Это доличное чувство Бытия, этот первичный опыт заключен в нашей телесности. Наши жесты в какой-то мере всегда являются повторением уже осуществленных жестов, но вместе с тем тело, производя их, не только восстанавливает прошлый опыт, но смешивает его с опытом актуальной реальности. Жест, движение тела восстанавливают эту вытесненную память Бытия. Но восстанавливают именно в терминах различия. Ведь примесь актуального всегда делает повторение прошлого отчасти мнимым.
Память позволяет человеку сохранять свою былую идентичность, отличную от его нынешнего состояния, дает возможность парадоксально сочетать в себе себя прошлого и настоящего, себя несуществующего и живущего, она задает человеческое «Я» как область фундаментального различия. Именно в силу этого Гегель определял человеческую сущность как «историчность». Александр Кожев так формулировал гегелевское понимание историчности: «С помощью воспоминания (Er-innerung) Человек „интериоризирует“ свое прошлое, делая его воистину своим, сохраняя его в себе и включая его в свое нынешнее существование, одновременно являющееся радикальным, активным и эффективным отрицанием этого сохраненного прошлого» (Кожев 1968:504).
Поэтому жест, с наибольшей полнотой восстанавливающий связь с собой прошлым, все же несет в себе и черты радикального различия — он активно отрицает прошлое (в силу своей актуальности), одновременно его проигрывая.
Повторение минувшего опыта в жесте особенно характерно для ребенка. Жест на инфантильной стадии развития как будто уничтожает память (дети — существа, почти лишенные памяти), производит забвение. Теодор Райк заметил — бессмертно лишь то, что не всплыло в воспоминании, «прошлое не может увянуть, покуда оно вновь не стало настоящим. Только то, что стало воспоминанием, подвергается процессу истощения, характерному для всей органической жизни. Воспоминание — это лучший путь к забыванию» (Райк 1972:342).
Вот еще одна причина, по которой жест отрицает прошлое. Гельдерлин написал стихотворение «Возвращение домой», в котором описывает поэзию как опыт возвращения к истокам, к себе «домой». Но ощущение дома может переживаться только тем, кто долго в нем не был, только тем, кто в него возвращается. У остававшихся дома это ощущение стерто, и лишь возврат позволяет создать чувство первичного опыта. Поэзия, как любой подлинный опыт переживания Бытия, также не может быть непосредственно соотнесена с первоопытом. Первоопыт дается нам через возвращение.
Гельдерлин так описывает первое столкновение с домом: Там повстречают меня — голос родины, матери голос!
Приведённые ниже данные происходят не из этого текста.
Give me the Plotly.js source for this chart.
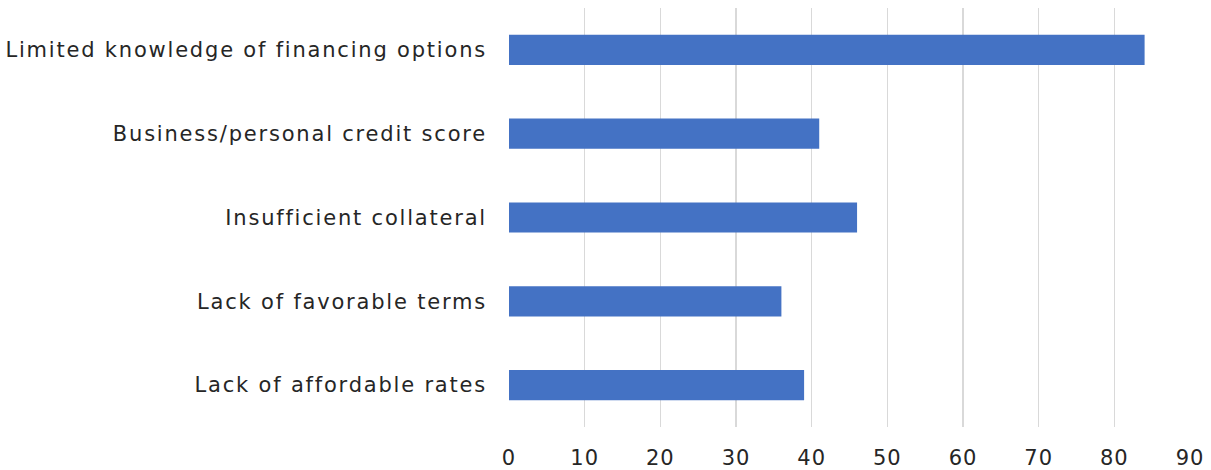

Звук пронзивший меня, и стародавнее вновь Мне воротивший!
(Гельдерлин 1969:142, пер Г. Ратгауза)
Странным образом возвращение к первоголосу вовсе не означает у Гельдерлина вновь обретенной речи. Наоборот, поэт как бы постепенно утрачивает всякую речь вообще. Сначала он заявляет: «Речь несвязна моя», затем появляется тема молчания: Часто должны мы молчать, имен не зная священных, Скрытый трепет сердец может ли выразить речь?
(Гельдерлин 1969:143)
Повторение, таким образом, оказывается отнюдь не повтором. Хорошим комментарием к гельдерлиновской игре звучащего материнского слова и молчания может быть разъяснение Фридриха Киттлера: «Дискурс, который производит мать в дискурсивной сети 1800 года, но не может его произнести, называется Поэзией. Мать Природа молчит так, чтобы за нее и о ней могли говорить другие. Она существует в единственном числе за множественностью дискурсов. Материнский дар — это нарождающаяся речь, чистое дыхание как высшая ценность, из которой развивается артикулированная речь других» (Киттлер 1990:26–27). Таким образом, голос матери или родины — это звук, являющийся потенцией речи (о сверхкоммуникации — с демонами, ангелами, — которая блокирует речь, см. главу 5). В этом смысле возвращение домой означает отказ от слова, его редукцию, возвращение в сферу потенции как первоопыта, «пронзившего меня». Чехов у Сокурова говорит мало, он погружен в восприятие и внутреннее переживание некой потенции речи как истинного, «материнского» первоопыта.